= Task to complete =
Reproduce every line of the material below, but drop the pictures.

------------------------

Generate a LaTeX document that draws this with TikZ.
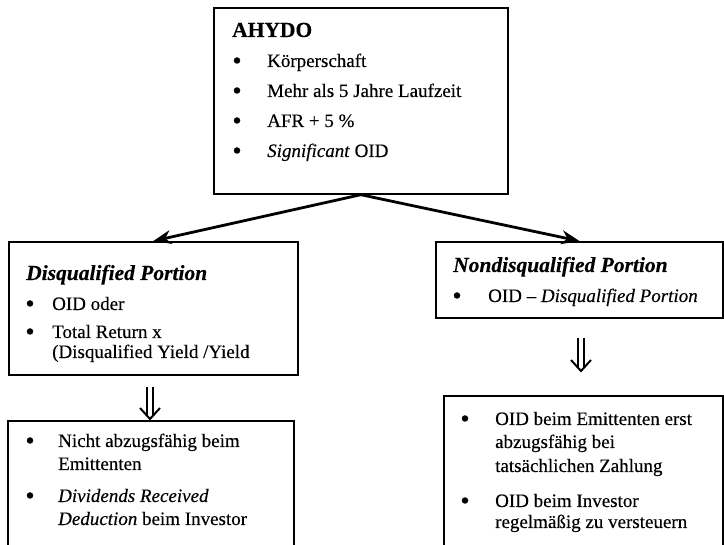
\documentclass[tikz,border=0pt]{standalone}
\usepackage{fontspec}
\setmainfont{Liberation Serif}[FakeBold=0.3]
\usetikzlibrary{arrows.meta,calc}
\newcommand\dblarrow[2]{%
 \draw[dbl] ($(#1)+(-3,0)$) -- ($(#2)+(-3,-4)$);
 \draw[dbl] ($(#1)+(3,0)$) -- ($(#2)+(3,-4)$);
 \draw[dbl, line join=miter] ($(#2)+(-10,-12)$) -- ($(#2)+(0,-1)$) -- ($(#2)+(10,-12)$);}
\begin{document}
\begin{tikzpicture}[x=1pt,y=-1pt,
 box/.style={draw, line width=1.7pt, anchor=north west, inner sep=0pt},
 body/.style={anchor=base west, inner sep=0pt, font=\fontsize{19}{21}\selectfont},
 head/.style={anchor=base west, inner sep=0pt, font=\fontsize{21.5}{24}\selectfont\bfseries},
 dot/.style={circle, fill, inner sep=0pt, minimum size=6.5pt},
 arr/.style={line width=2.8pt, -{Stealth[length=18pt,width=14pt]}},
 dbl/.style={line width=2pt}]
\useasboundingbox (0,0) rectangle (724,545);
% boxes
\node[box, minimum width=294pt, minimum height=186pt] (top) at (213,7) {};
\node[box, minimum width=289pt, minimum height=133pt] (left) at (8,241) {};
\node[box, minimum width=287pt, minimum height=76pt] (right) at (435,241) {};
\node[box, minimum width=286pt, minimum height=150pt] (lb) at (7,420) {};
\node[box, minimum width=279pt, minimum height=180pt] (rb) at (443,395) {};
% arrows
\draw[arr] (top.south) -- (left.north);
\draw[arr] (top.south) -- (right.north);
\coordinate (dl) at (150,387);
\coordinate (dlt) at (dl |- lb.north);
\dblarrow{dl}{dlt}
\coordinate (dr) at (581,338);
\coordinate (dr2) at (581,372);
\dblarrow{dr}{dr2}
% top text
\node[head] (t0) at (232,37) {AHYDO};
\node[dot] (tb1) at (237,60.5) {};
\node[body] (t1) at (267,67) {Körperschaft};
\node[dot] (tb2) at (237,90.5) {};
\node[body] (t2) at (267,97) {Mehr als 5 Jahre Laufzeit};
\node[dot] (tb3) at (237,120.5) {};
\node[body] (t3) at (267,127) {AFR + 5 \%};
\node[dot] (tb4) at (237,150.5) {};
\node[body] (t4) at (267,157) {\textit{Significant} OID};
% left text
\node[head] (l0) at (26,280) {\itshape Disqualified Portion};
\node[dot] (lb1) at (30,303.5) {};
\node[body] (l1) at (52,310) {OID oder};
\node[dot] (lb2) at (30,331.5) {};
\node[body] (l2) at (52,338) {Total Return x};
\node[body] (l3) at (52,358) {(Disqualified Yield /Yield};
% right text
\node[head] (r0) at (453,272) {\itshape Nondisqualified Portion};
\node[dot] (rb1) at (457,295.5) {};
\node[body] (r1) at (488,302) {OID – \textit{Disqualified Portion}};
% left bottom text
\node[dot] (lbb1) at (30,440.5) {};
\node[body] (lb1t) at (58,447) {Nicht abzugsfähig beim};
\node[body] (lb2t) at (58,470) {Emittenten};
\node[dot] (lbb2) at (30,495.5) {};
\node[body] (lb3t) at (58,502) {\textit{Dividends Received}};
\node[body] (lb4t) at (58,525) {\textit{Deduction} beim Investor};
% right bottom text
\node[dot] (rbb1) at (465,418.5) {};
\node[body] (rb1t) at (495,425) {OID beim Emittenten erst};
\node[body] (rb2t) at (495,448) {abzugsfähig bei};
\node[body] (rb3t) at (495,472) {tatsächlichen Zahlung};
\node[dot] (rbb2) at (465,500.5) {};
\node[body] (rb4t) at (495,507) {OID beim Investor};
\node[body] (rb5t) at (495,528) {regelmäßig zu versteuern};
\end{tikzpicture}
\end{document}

------------------------

= Output below =
Generate a LaTeX document that draws this with TikZ.
\documentclass[tikz,border=0pt]{standalone}
\usepackage{fontspec}
\setmainfont{Liberation Serif}[FakeBold=0.3]
\usetikzlibrary{arrows.meta,calc}
\newcommand\dblarrow[2]{%
 \draw[dbl] ($(#1)+(-3,0)$) -- ($(#2)+(-3,-4)$);
 \draw[dbl] ($(#1)+(3,0)$) -- ($(#2)+(3,-4)$);
 \draw[dbl, line join=miter] ($(#2)+(-10,-12)$) -- ($(#2)+(0,-1)$) -- ($(#2)+(10,-12)$);}
\begin{document}
\begin{tikzpicture}[x=1pt,y=-1pt,
 box/.style={draw, line width=1.7pt, anchor=north west, inner sep=0pt},
 body/.style={anchor=base west, inner sep=0pt, font=\fontsize{19}{21}\selectfont},
 head/.style={anchor=base west, inner sep=0pt, font=\fontsize{21.5}{24}\selectfont\bfseries},
 dot/.style={circle, fill, inner sep=0pt, minimum size=6.5pt},
 arr/.style={line width=2.8pt, -{Stealth[length=18pt,width=14pt]}},
 dbl/.style={line width=2pt}]
\useasboundingbox (0,0) rectangle (724,545);
% boxes
\node[box, minimum width=294pt, minimum height=186pt] (top) at (213,7) {};
\node[box, minimum width=289pt, minimum height=133pt] (left) at (8,241) {};
\node[box, minimum width=287pt, minimum height=76pt] (right) at (435,241) {};
\node[box, minimum width=286pt, minimum height=150pt] (lb) at (7,420) {};
\node[box, minimum width=279pt, minimum height=180pt] (rb) at (443,395) {};
% arrows
\draw[arr] (top.south) -- (left.north);
\draw[arr] (top.south) -- (right.north);
\coordinate (dl) at (150,387);
\coordinate (dlt) at (dl |- lb.north);
\dblarrow{dl}{dlt}
\coordinate (dr) at (581,338);
\coordinate (dr2) at (581,372);
\dblarrow{dr}{dr2}
% top text
\node[head] (t0) at (232,37) {AHYDO};
\node[dot] (tb1) at (237,60.5) {};
\node[body] (t1) at (267,67) {Körperschaft};
\node[dot] (tb2) at (237,90.5) {};
\node[body] (t2) at (267,97) {Mehr als 5 Jahre Laufzeit};
\node[dot] (tb3) at (237,120.5) {};
\node[body] (t3) at (267,127) {AFR + 5 \%};
\node[dot] (tb4) at (237,150.5) {};
\node[body] (t4) at (267,157) {\textit{Significant} OID};
% left text
\node[head] (l0) at (26,280) {\itshape Disqualified Portion};
\node[dot] (lb1) at (30,303.5) {};
\node[body] (l1) at (52,310) {OID oder};
\node[dot] (lb2) at (30,331.5) {};
\node[body] (l2) at (52,338) {Total Return x};
\node[body] (l3) at (52,358) {(Disqualified Yield /Yield};
% right text
\node[head] (r0) at (453,272) {\itshape Nondisqualified Portion};
\node[dot] (rb1) at (457,295.5) {};
\node[body] (r1) at (488,302) {OID – \textit{Disqualified Portion}};
% left bottom text
\node[dot] (lbb1) at (30,440.5) {};
\node[body] (lb1t) at (58,447) {Nicht abzugsfähig beim};
\node[body] (lb2t) at (58,470) {Emittenten};
\node[dot] (lbb2) at (30,495.5) {};
\node[body] (lb3t) at (58,502) {\textit{Dividends Received}};
\node[body] (lb4t) at (58,525) {\textit{Deduction} beim Investor};
% right bottom text
\node[dot] (rbb1) at (465,418.5) {};
\node[body] (rb1t) at (495,425) {OID beim Emittenten erst};
\node[body] (rb2t) at (495,448) {abzugsfähig bei};
\node[body] (rb3t) at (495,472) {tatsächlichen Zahlung};
\node[dot] (rbb2) at (465,500.5) {};
\node[body] (rb4t) at (495,507) {OID beim Investor};
\node[body] (rb5t) at (495,528) {regelmäßig zu versteuern};
\end{tikzpicture}
\end{document}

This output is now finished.